Oklahoma City — Former Oklahoma Attorney General Drew Edmondson is asking U.S. Attorney Brian J. Kuester to investigate allegations of ongoing trafficking of birds to Guam for cockfighting, for illegally possessing fighting animals, and perhaps engaging in other conduct at odds with state and federal law. Mr. Kuester, based in Muskogee, has jurisdiction for the Eastern District of Oklahoma.
The request follows an investigation by Animal Wellness Action and Animal Wellness Foundation that revealed that three of the top five shippers of birds to Guam, covering a three-year period, reside in eastern Oklahoma. AWA and AWF allege, based on their investigation, that Oklahoma “may be the cockfighting capital of the United States.” Attorney General Edmondson asked District Attorneys for Cherokee, Haskell, and LeFlore counties to investigate the allegations as well and to bring charges as appropriate.
Those individuals are John and Brenda Bottoms of Gunner Gamefowl Farm in Heavener; Bill McNatt of Cherokee Game Farm in Stigler; and Darrell Trammel of Moody Farm in Tahlequah.
“The Eastern District is fraught with individuals who have been involved in the global trafficking and fighting of birds,” Edmondson said. “It is a felony under state and federal law to buy, sell, deliver or own any bird with the intent that such bird shall engage in a cockfight, and that’s clearly what we’re seeing. The three individuals identified in this investigation brazenly defy law enforcement officers. This deserves the attention of law enforcement officers and prosecutors, and that’s what we’re asking for.”
Through public records requests to the Guam Department of Agriculture, AWF and AWA obtained nearly 2,500 pages of avian shipping records dated November 2016 to September 2019. These records detail approximately 750 shipments of birds from more than a dozen states to Guam.

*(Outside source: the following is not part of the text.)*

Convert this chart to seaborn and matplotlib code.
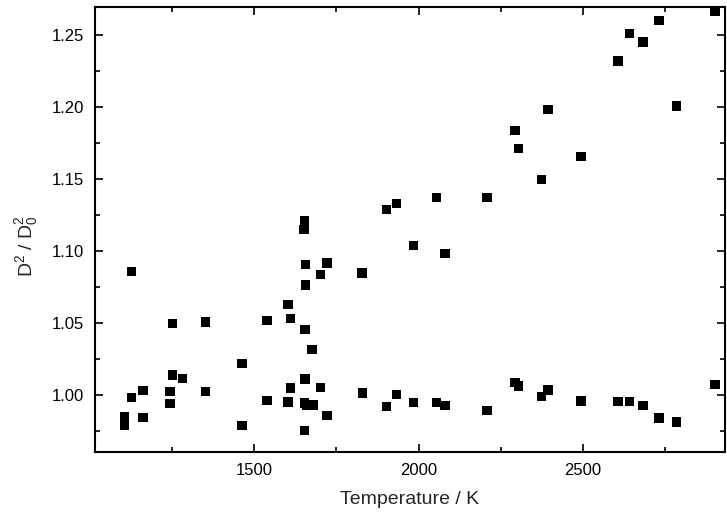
import matplotlib
matplotlib.use("Agg")
import matplotlib.pyplot as plt
from matplotlib.ticker import MultipleLocator, FormatStrFormatter
import seaborn as sns
import pandas as pd

temperature = [1106, 1106, 1128, 1128, 1162, 1162, 1244, 1244, 1251, 1251, 1283,
               1353, 1353, 1463, 1463, 1539, 1539, 1603, 1603, 1610, 1610,
               1652, 1653, 1655, 1656, 1657, 1653, 1655, 1653, 1661, 1654,
               1676, 1679, 1702, 1702, 1722, 1722, 1828, 1829, 1903, 1903,
               1932, 1932, 1984, 1984, 2055, 2055, 2080, 2080, 2208, 2208,
               2293, 2293, 2303, 2303, 2373, 2373, 2394, 2394, 2494, 2494,
               2607, 2607, 2641, 2641, 2683, 2683, 2731, 2731, 2785, 2785,
               2902, 2902]
ratio = [0.985, 0.979, 1.0861, 0.9986, 1.0033, 0.9845, 1.0026, 0.9942, 1.050, 1.0142, 1.0118,
         1.051, 1.0026, 1.022, 0.979, 1.0519, 0.9963, 1.063, 0.9954, 1.0533, 1.0051,
         1.115, 1.1213, 1.0456, 1.0767, 1.0908, 0.9947, 1.0114, 0.9757, 0.9928, 0.9950,
         1.032, 0.9933, 1.0838, 1.0053, 1.092, 0.9859, 1.085, 1.0017, 1.129, 0.9922,
         1.1331, 1.0005, 1.1042, 0.9951, 1.1375, 0.9951, 1.0984, 0.9928, 1.1373, 0.9896,
         1.1838, 1.009, 1.1713, 1.0065, 1.150, 0.9991, 1.1986, 1.0037, 1.1658, 0.9961,
         1.2322, 0.9958, 1.2514, 0.9956, 1.2454, 0.9928, 1.2604, 0.9843, 1.201, 0.9815,
         1.2667, 1.0077]

df = pd.DataFrame({"T": temperature, "r": ratio})

sns.set_style("ticks")
plt.rcParams["font.family"] = ["Liberation Sans", "DejaVu Sans"]
plt.rcParams["mathtext.fontset"] = "custom"
plt.rcParams["mathtext.rm"] = "Liberation Sans"
plt.rcParams["mathtext.it"] = "Liberation Sans"

fig = plt.figure(figsize=(7.27, 5.22), dpi=100)
ax = fig.add_axes([95/727, 70/522, 630/727, 445/522])

sns.scatterplot(data=df, x="T", y="r", marker="s", s=45, color="black",
                edgecolor="none", ax=ax, legend=False)

ax.set_xlim(1016, 2932)
ax.set_ylim(0.9607, 1.2697)
ax.xaxis.set_major_locator(MultipleLocator(500))
ax.xaxis.set_minor_locator(MultipleLocator(250))
ax.yaxis.set_major_locator(MultipleLocator(0.05))
ax.yaxis.set_minor_locator(MultipleLocator(0.025))
ax.yaxis.set_major_formatter(FormatStrFormatter("%.2f"))

ax.tick_params(which="both", direction="in", top=True, right=True, width=1.2,
               labelsize=12, colors="black")
ax.tick_params(which="major", length=6)
ax.tick_params(which="minor", length=3.5)
ax.tick_params(axis="x", which="major", pad=8)
ax.tick_params(axis="y", which="major", pad=8)
for sp in ax.spines.values():
    sp.set_linewidth(1.5)
    sp.set_color("black")

ax.set_xlabel("Temperature / K", fontsize=14, labelpad=9)
ax.set_ylabel(r"D$^{2}$ / D$_{0}^{2}$", fontsize=14)
ax.yaxis.set_label_coords(-0.088, 0.463)

fig.savefig("out.png", dpi=100)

In these documents, shippers described over 8,800 of the shipped animals as “brood fowl.” There is no legitimate explanation for this volume of shipments. First, Guam does not have a significant animal agriculture industry or a show-bird circuit. Second, the ratio of roosters to hens in these shipments of brood fowl was nearly 10 to 1 with some shipments being over 100 to 1. It’s difficult to think of any animal agriculture industry that requires more males than females. Since it’s the males that cockfighters conscript for fights, and with standard breeding protocols calling for those ratios to be inverted, any reasonable person would conclude that the purpose of these shipments was primarily for promoting the cockfighting industry, which is robust on the island.
“Oklahomans voted in overwhelming numbers to ban cockfighting 18 years ago,” said Louisa McCune, executive director of the Kirkpatrick Foundation, which supports a number of animal welfare causes. “The record of these illegal shipments indicates that we have a sizable cockfighting industry operating in Oklahoma. It’s our hope that law enforcement takes very seriously any and all crimes involving the abuse of animals, including the breeding, selling, and shipping of roosters used for an unconscionable blood sport.”
There have been a number of prosecutions of cockfighters in the state, including the most recent action in January 2020, when county authorities arrested two people after investigators stumbled across a cockfighting ring east of Harrah.
“Cockfighters are still at it in Oklahoma, and we hope our investigation prompts local, state, and federal law enforcement authorities to pull this illegal business up from its roots,” said Wayne Pacelle, founder of Animal Wellness Action. “The practice is cruel and barbaric, and long-distance movements of the birds threaten to spread avian influenza and jeopardize animal and human health.”
AWA and AWF announced a rewards program to run for an indefinite time that provides a $2,500 reward for any individual who provides critical information that results in a successful federal prosecution of an individual or set of individuals who violate the federal law against animal fighting.
Edmondson is co-chair of the National Law Enforcement Council for AWA and AWF. During his time as Oklahoma Attorney General, he defended the law from constitutional challenges brought by cockfighters. In Edmondson v. Pearce, the Oklahoma Supreme Court determined in a unanimous ruling that the anti-cockfighting law represents a proper exercise of authority and that cockfighting and related activities are forbidden in the state. Numerous federal courts have upheld the federal anti-animal fighting law as constitutional.